“Dear Evan Hansen” is beyond dissapointing


"Dear Evan Hansen" by Joe Shlabotnik is licensed under CC BY-NC-SA 2.0

Watching the “Dear Evan Hansen” film felt like I was constantly having my fight or flight ignited, and instead of running, I could only freeze.

As it stands, “Dear Evan Hansen” is, without a doubt, the worst movie I’ve ever invested $6 and two and a half hours of my time in. I don’t take any joy from saying that, aside from the all-star cast and endurable singing, the film was the worst movie I’d ever seen.

Warnings are in order for graphic descriptions of suicide and mental illness.

While I was in high school, I was an avid fan of all things Broadway. Many musicals weren’t available to be watched and the film adaptations or soundtracks were all that fans of musicals had to go on.

Among some of my favorite soundtracks were “Natasha, Pierre, and the Great Comet of 1812,” “Be More Chill” and, probably the most famous, “Dear Evan Hansen.”

The plot of “Dear Evan Hansen” is nearly indiscernible from the soundtrack alone. Even now, I listen back and can’t quite comprehend what possessed the writers to compose this story.

“Dear Evan Hansen” follows the socially anxious high schooler, Evan Hansen. Evan invents a tragedy for himself when his fellow classmate, Connor Murphy, commits suicide.

Evan lies about having been friends with Connor and proceeds to lie to Connor’s family and everyone else around him. He ultimately begins to date Connor’s sister, Zoe, and becomes “adopted” into the Murphy household.

The musical handles Evan’s “adoption” into the Murphy family very strangely, reiterating the fact that Evan’s home life isn’t exactly ideal, with a mother who works night shifts as a nurse and a father who moved away.

The musical seems to use his negative home life and social anxiety as an excuse for him to get away with the horrible manipulation he puts this family through.

The film version of “Dear Evan Hansen” is, impossibly, so much worse than just listening to the soundtrack.

The original version of the musical included three songs that gave outside perspective into the world around Evan, instead of simply hearing him “wave through a window” and watching him drown in self-pity for two and a half hours.

In the film, they decided to cut the songs “Anybody Have a Map,” “To Break in a Glove” and most importantly “Good For You.”

“Good For You” is the only moment in the original musical where Evan’s mother, Connor’s parents, Zoe and the students, Jared and Alana, even remotely begin to hold Evan accountable for the things he’s done.

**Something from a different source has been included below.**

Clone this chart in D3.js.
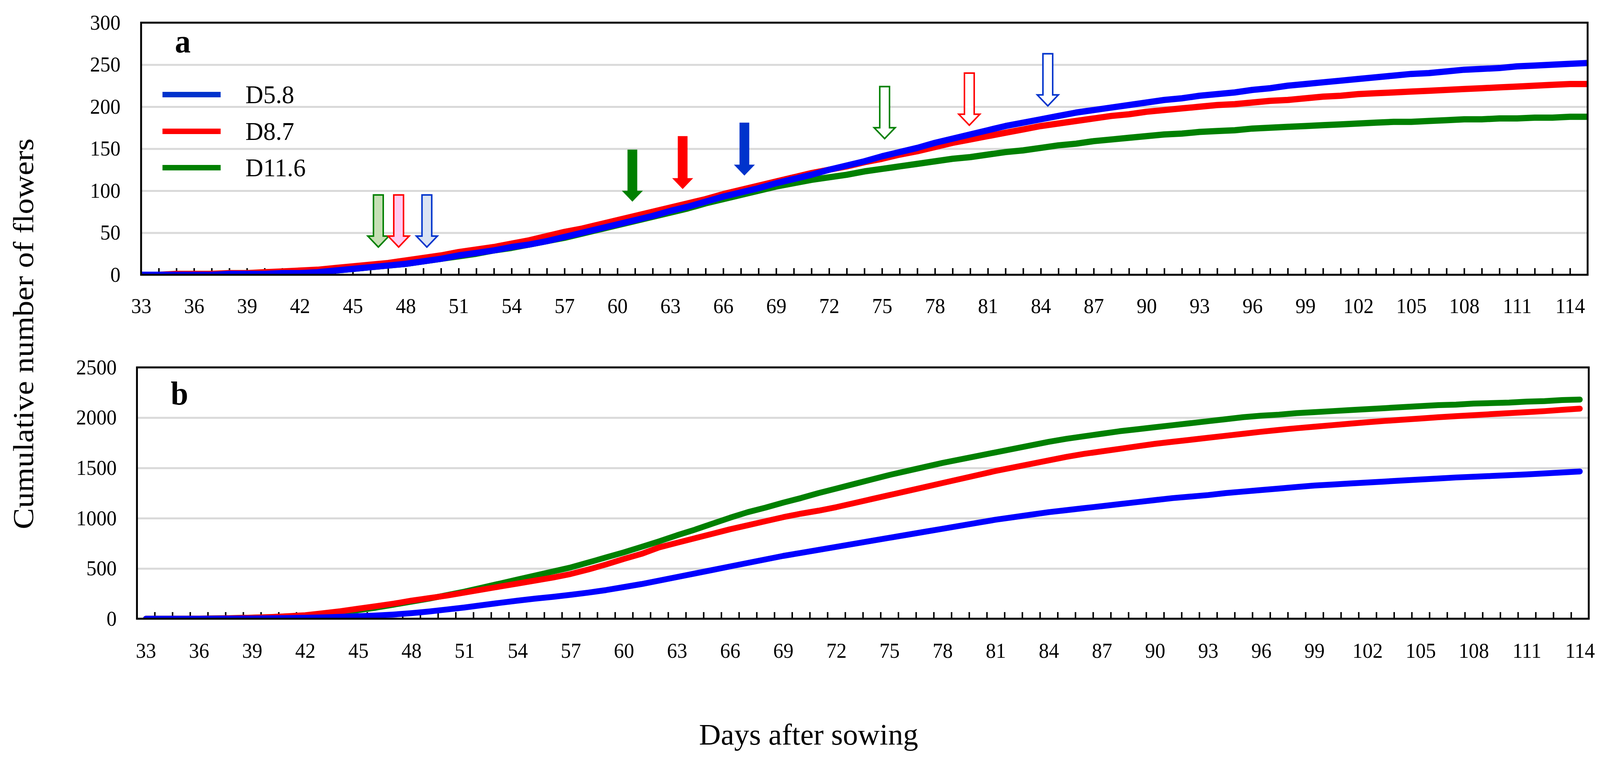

In the end, everyone still forgives him and it’s all sunshine and rainbows for Evan Hansen, but in cutting this pivotal scene of self-reflection and holding him accountable for the things he did to a grieving family, they remove any outside perspective and try to push the narrative that, just because Evan feebly apologizes through song, he deserves to get his way.

Watching the “Dear Evan Hansen” film felt like I was constantly having my fight or flight ignited, and instead of running, I could only freeze.

Of course, I laughed at the thirty-year-old man Naruto running away from the girl he thought was pretty, but as the second act rolled around, things quickly became far too heavy.

Evan Hansen is suicidal. This is supposed to build sympathy for his character, I think, but instead, it only makes me hate him more.

He, knowing what Connor was going through, still pushes his memory out of the way in order to get the girl and the family of his dreams. He refuses to take accountability, and even in “Words Fail,” his feeble apology, he still manages to make the situation about him.

Just because he wanted something, just because he saw something that he didn’t think he could have, he felt entitled to step on the lives of the people around him.

“Dear Evan Hansen” is a letter that doesn’t deserve a signature line. It should never have been written, especially with so much opportunity for the writers and composers to build something that actually gave people who are suicidal something to not feel alone.